_TASK GOAL:_ Retype nothing but the lines from the start of the material up to and including the line with "import * as". Pictures don't belong in the copy.

* Begin PROVIDED DATA *

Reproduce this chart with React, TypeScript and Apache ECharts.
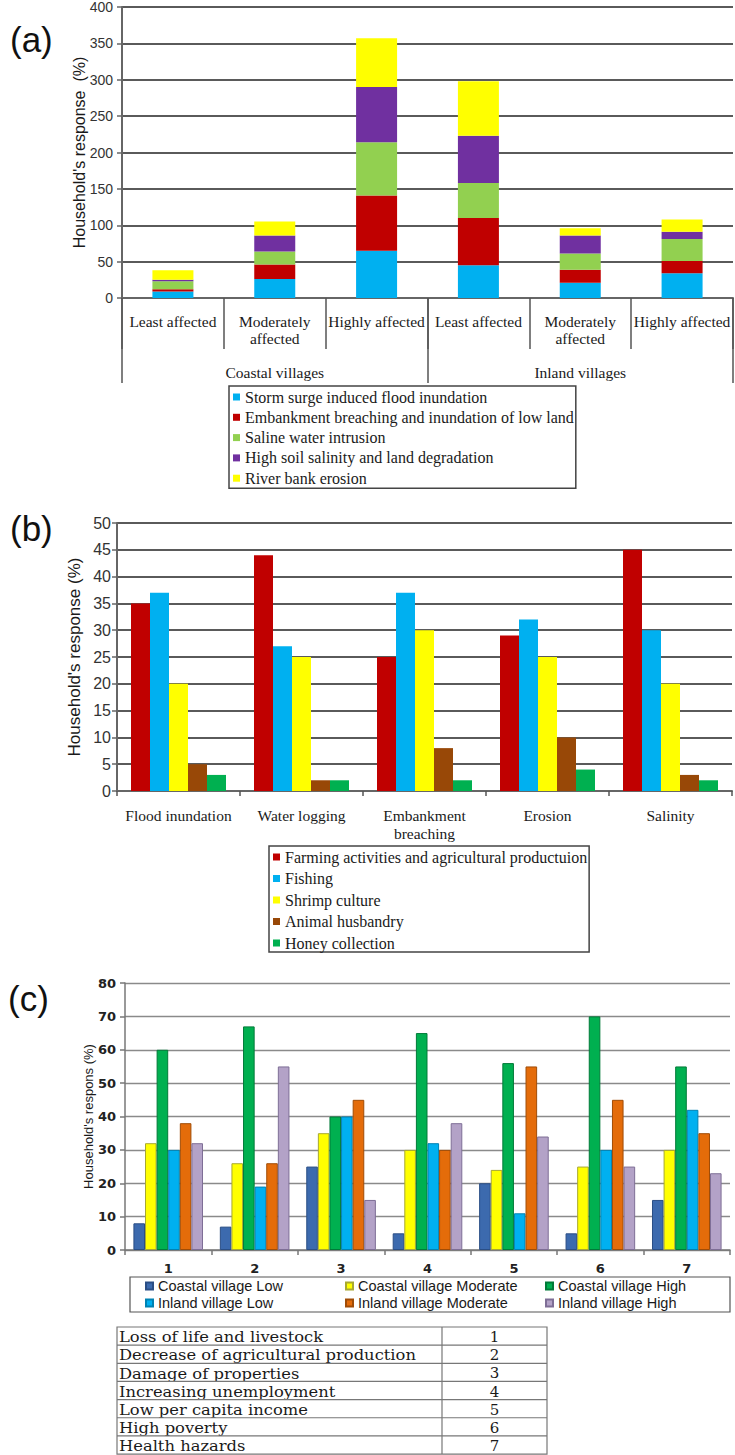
import React, { useEffect, useRef } from "react";
import * as echarts from "echarts";

// ---------- Panel (a) ----------
const aCategories = [
  "Least affected",
  "Moderately\naffected",
  "Highly affected",
  "Least affected",
  "Moderately\naffected",
  "Highly affected",
];
const aGroups = ["Coastal villages", "Inland villages"];
const aNames = [
  "Storm surge induced flood inundation",
  "Embankment breaching and inundation of low land",
  "Saline water intrusion",
  "High soil salinity and land degradation",
  "River bank erosion",
];
const aStorm = [9, 26, 65, 45, 21, 34];
const aEmbank = [3, 20, 76, 65, 18, 17];
const aSaline = [11, 18, 73, 48, 22, 30];
const aSoil = [2, 22, 76, 65, 25, 10];
const aRiver = [13, 19, 67, 75, 10, 17];
const aColors = ["#00B0F0", "#C00000", "#92D050", "#7030A0", "#FFFF00"];

// ---------- Panel (b) ----------
const bCategories = ["Flood inundation", "Water logging", "Embankment\nbreaching", "Erosion", "Salinity"];
const bNames = [
  "Farming activities and agricultural productuion",
  "Fishing",
  "Shrimp culture",
  "Animal husbandry",
  "Honey collection",
];
const bFarming = [35, 44, 25, 29, 45];
const bFishing = [37, 27, 37, 32, 30];
const bShrimp = [20, 25, 30, 25, 20];
const bAnimal = [5, 2, 8, 10, 3];
const bHoney = [3, 2, 2, 4, 2];
const bColors = ["#C00000", "#00B0F0", "#FFFF00", "#984807", "#00B050"];

// ---------- Panel (c) ----------
const cCategories = ["1", "2", "3", "4", "5", "6", "7"];
const cNames = [
  "Coastal village Low",
  "Coastal village Moderate",
  "Coastal village High",
  "Inland village Low",
  "Inland village Moderate",
  "Inland village High",
];
const cCoastalLow = [8, 7, 25, 5, 20, 5, 15];
const cCoastalMod = [32, 26, 35, 30, 24, 25, 30];
const cCoastalHigh = [60, 67, 40, 65, 56, 70, 55];
const cInlandLow = [30, 19, 40, 32, 11, 30, 42];
const cInlandMod = [38, 26, 45, 30, 55, 45, 35];
const cInlandHigh = [32, 55, 15, 38, 34, 25, 23];
const cColors = ["#3C6AAE", "#FFFF00", "#00B050", "#00B0F0", "#E46C0A", "#B3A2C7"];
const cBorders = ["#2A4E85", "#A8A830", "#007A38", "#0082B3", "#A04C06", "#7E6E96"];

const tableLabels = [
  "Loss of life and livestock",
  "Decrease of agricultural production",
  "Damage of properties",
  "Increasing unemployment",
  "Low per capita income",
  "High poverty",
  "Health hazards",
];
const tableNumbers = ["1", "2", "3", "4", "5", "6", "7"];

const SERIF = "'Liberation Serif', 'Times New Roman', serif";
const SANS = "'Liberation Sans', Arial, sans-serif";
const DSANS = "'DejaVu Sans', sans-serif";
const TSERIF = "'DejaVu Serif', serif";

export default function App() {
  const ref = useRef<HTMLDivElement>(null);

  useEffect(() => {
    if (!ref.current) return;
    const chart = echarts.init(ref.current, undefined, { renderer: "svg" });

    const aData = [aStorm, aEmbank, aSaline, aSoil, aRiver];
    const bData = [bFarming, bFishing, bShrimp, bAnimal, bHoney];
    const cData = [cCoastalLow, cCoastalMod, cCoastalHigh, cInlandLow, cInlandMod, cInlandHigh];

    const series: any[] = [];
    aNames.forEach((n, i) => {
      series.push({
        name: n,
        type: "bar",
        stack: "a",
        xAxisIndex: 0,
        yAxisIndex: 0,
        barWidth: 41,
        itemStyle: { color: aColors[i] },
        data: aData[i],
      });
    });
    bNames.forEach((n, i) => {
      series.push({
        name: n,
        type: "bar",
        xAxisIndex: 2,
        yAxisIndex: 1,
        barWidth: 19,
        barGap: "0%",
        itemStyle: { color: bColors[i] },
        data: bData[i],
      });
    });
    cNames.forEach((n, i) => {
      series.push({
        name: n,
        type: "bar",
        xAxisIndex: 3,
        yAxisIndex: 2,
        barWidth: 11.6,
        barGap: "0%",
        itemStyle: { color: cColors[i], borderColor: cBorders[i], borderWidth: 1 },
        data: cData[i],
      });
    });

    const gridLineA = { show: true, lineStyle: { color: "#5a5a5a", width: 2 } };

    // table graphics
    const tX0 = 117, tX1 = 547, tXd = 442, tY0 = 1327, tRow = 18.15;
    const tableEls: any[] = [];
    tableEls.push({
      type: "rect",
      shape: { x: tX0, y: tY0, width: tX1 - tX0, height: tRow * tableLabels.length },
      style: { fill: "none", stroke: "#777", lineWidth: 1.2 },
    });
    tableEls.push({
      type: "line",
      shape: { x1: tXd, y1: tY0, x2: tXd, y2: tY0 + tRow * tableLabels.length },
      style: { stroke: "#777", lineWidth: 1.2 },
    });
    tableLabels.forEach((t, i) => {
      if (i > 0) {
        tableEls.push({
          type: "line",
          shape: { x1: tX0, y1: tY0 + tRow * i, x2: tX1, y2: tY0 + tRow * i },
          style: { stroke: "#777", lineWidth: 1.2 },
        });
      }
      tableEls.push({
        type: "text",
        x: tX0 + 2,
        y: tY0 + tRow * i + tRow / 2 + 1,
        scaleX: 1.09,
        style: { text: t, fill: "#1a1a1a", font: `15px ${TSERIF}`, verticalAlign: "middle", align: "left" },
      });
      tableEls.push({
        type: "text",
        x: (tXd + tX1) / 2,
        y: tY0 + tRow * i + tRow / 2 + 1,
        style: { text: tableNumbers[i], fill: "#1a1a1a", font: `15px ${TSERIF}`, verticalAlign: "middle", align: "center" },
      });
    });

    const cLegendPos = [
      [145, 1278],
      [345, 1278],
      [545, 1278],
      [145, 1295],
      [345, 1295],
      [545, 1295],
    ];
    const cLegends = cNames.map((n, i) => ({
      data: [n],
      left: cLegendPos[i][0],
      top: cLegendPos[i][1],
      padding: 0,
      icon: "rect",
      itemWidth: 7,
      itemHeight: 7,
      selectedMode: false,
      textStyle: { fontFamily: SANS, fontSize: 14.5, lineHeight: 16, color: "#1a1a1a" },
    }));

    const option: any = {
      animation: false,
      backgroundColor: "#ffffff",
      grid: [
        { left: 122, top: 7, width: 611, height: 291 },
        { left: 117, top: 523, width: 615, height: 268 },
        { left: 125, top: 983, width: 605, height: 267 },
      ],
      xAxis: [
        {
          type: "category",
          gridIndex: 0,
          position: "bottom",
          data: aCategories,
          axisLine: { show: true, lineStyle: { color: "#666", width: 2 } },
          axisTick: { show: true, length: 51, interval: 0, lineStyle: { color: "#555", width: 1.5 } },
          axisLabel: {
            interval: 0,
            margin: 15,
            fontFamily: SERIF,
            fontSize: 15.5,
            lineHeight: 17,
            color: "#1a1a1a",
          },
        },
        {
          type: "category",
          gridIndex: 0,
          position: "bottom",
          data: aGroups,
          axisLine: { show: false },
          axisTick: { show: true, length: 85, interval: 0, lineStyle: { color: "#555", width: 1.5 } },
          axisLabel: {
            interval: 0,
            margin: 66,
            fontFamily: SERIF,
            fontSize: 15.5,
            lineHeight: 17,
            color: "#1a1a1a",
          },
        },
        {
          type: "category",
          gridIndex: 1,
          position: "bottom",
          data: bCategories,
          axisLine: { show: true, lineStyle: { color: "#666", width: 2 } },
          axisTick: { show: true, length: 5, interval: 0, lineStyle: { color: "#555", width: 1.5 } },
          axisLabel: {
            interval: 0,
            margin: 15,
            fontFamily: SERIF,
            fontSize: 15.5,
            lineHeight: 18,
            color: "#1a1a1a",
          },
        },
        {
          type: "category",
          gridIndex: 2,
          position: "bottom",
          data: cCategories,
          axisLine: { show: true, lineStyle: { color: "#777", width: 1.5 } },
          axisTick: { show: true, length: 5, interval: 0, lineStyle: { color: "#777", width: 1.5 } },
          axisLabel: {
            interval: 0,
            margin: 12,
            fontFamily: DSANS,
            fontSize: 13,
            fontWeight: "bold",
            color: "#222",
          },
        },
      ],
      yAxis: [
        {
          type: "value",
          gridIndex: 0,
          min: 0,
          max: 400,
          interval: 50,
          name: "Household's response  (%)",
          nameLocation: "middle",
          nameGap: 35,
          nameMoveOverlap: false,
          nameTextStyle: { fontFamily: SANS, fontSize: 16, color: "#1a1a1a" },
          axisLine: { show: true, lineStyle: { color: "#666", width: 2 } },
          axisTick: { show: true, length: 5, lineStyle: { color: "#666", width: 1.5 } },
          axisLabel: { margin: 9, fontFamily: SANS, fontSize: 14, color: "#333" },
          splitLine: gridLineA,
        },
        {
          type: "value",
          gridIndex: 1,
          min: 0,
          max: 50,
          interval: 5,
          name: "Household's response (%)",
          nameLocation: "middle",
          nameGap: 34,
          nameMoveOverlap: false,
          nameTextStyle: { fontFamily: SANS, fontSize: 17, color: "#1a1a1a" },
          axisLine: { show: true, lineStyle: { color: "#666", width: 2 } },
          axisTick: { show: true, length: 5, lineStyle: { color: "#666", width: 1.5 } },
          axisLabel: { margin: 6, fontFamily: SANS, fontSize: 16, color: "#333" },
          splitLine: gridLineA,
        },
        {
          type: "value",
          gridIndex: 2,
          min: 0,
          max: 80,
          interval: 10,
          name: "Household's respons (%)",
          nameLocation: "middle",
          nameGap: 30,
          nameMoveOverlap: false,
          nameTextStyle: { fontFamily: SANS, fontSize: 13, color: "#1a1a1a" },
          axisLine: { show: true, lineStyle: { color: "#777", width: 1.5 } },
          axisTick: { show: true, length: 5, lineStyle: { color: "#777", width: 1.5 } },
          axisLabel: { margin: 9, fontFamily: DSANS, fontSize: 13, fontWeight: "bold", color: "#222" },
          splitLine: { show: true, lineStyle: { color: "#8a8a8a", width: 1.3 } },
        },
      ],
      legend: [
        {
          data: aNames,
          orient: "vertical",
          left: 229,
          top: 386,
          padding: [3, 2, 2, 4],
          itemGap: 4.3,
          icon: "rect",
          itemWidth: 7,
          itemHeight: 7,
          selectedMode: false,
          borderColor: "#444",
          borderWidth: 1.5,
          textStyle: { fontFamily: SERIF, fontSize: 16, lineHeight: 16, color: "#1a1a1a" },
        },
        {
          data: bNames,
          orient: "vertical",
          left: 269,
          top: 846,
          padding: [3, 2, 1, 4],
          itemGap: 5.5,
          icon: "rect",
          itemWidth: 7,
          itemHeight: 7,
          selectedMode: false,
          borderColor: "#444",
          borderWidth: 1.5,
          textStyle: { fontFamily: SERIF, fontSize: 16, lineHeight: 16, color: "#1a1a1a" },
        },
        ...cLegends,
      ],
      graphic: [
        { type: "text", x: 10, y: 39, style: { text: "(a)", font: `35px ${SANS}`, fill: "#111", verticalAlign: "middle" } },
        { type: "text", x: 10, y: 528, style: { text: "(b)", font: `35px ${SANS}`, fill: "#111", verticalAlign: "middle" } },
        { type: "text", x: 8, y: 998, style: { text: "(c)", font: `35px ${SANS}`, fill: "#111", verticalAlign: "middle" } },
        {
          type: "rect",
          shape: { x: 130, y: 1277, width: 600, height: 35 },
          style: { fill: "none", stroke: "#555", lineWidth: 1.2 },
        },
        ...tableEls,
      ],
      series,
    };

    chart.setOption(option);
    return () => chart.dispose();
  }, []);

  return (
    <div
      ref={ref}
      style={{ position: "absolute", left: 0, top: 0, width: 735, height: 1455, background: "#fff" }}
    />
  );
}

* End PROVIDED DATA *

_OUTPUT FOR THIS EXERCISE:_
Reproduce this chart with React, TypeScript and Apache ECharts.
import React, { useEffect, useRef } from "react";
import * as echarts from "echarts";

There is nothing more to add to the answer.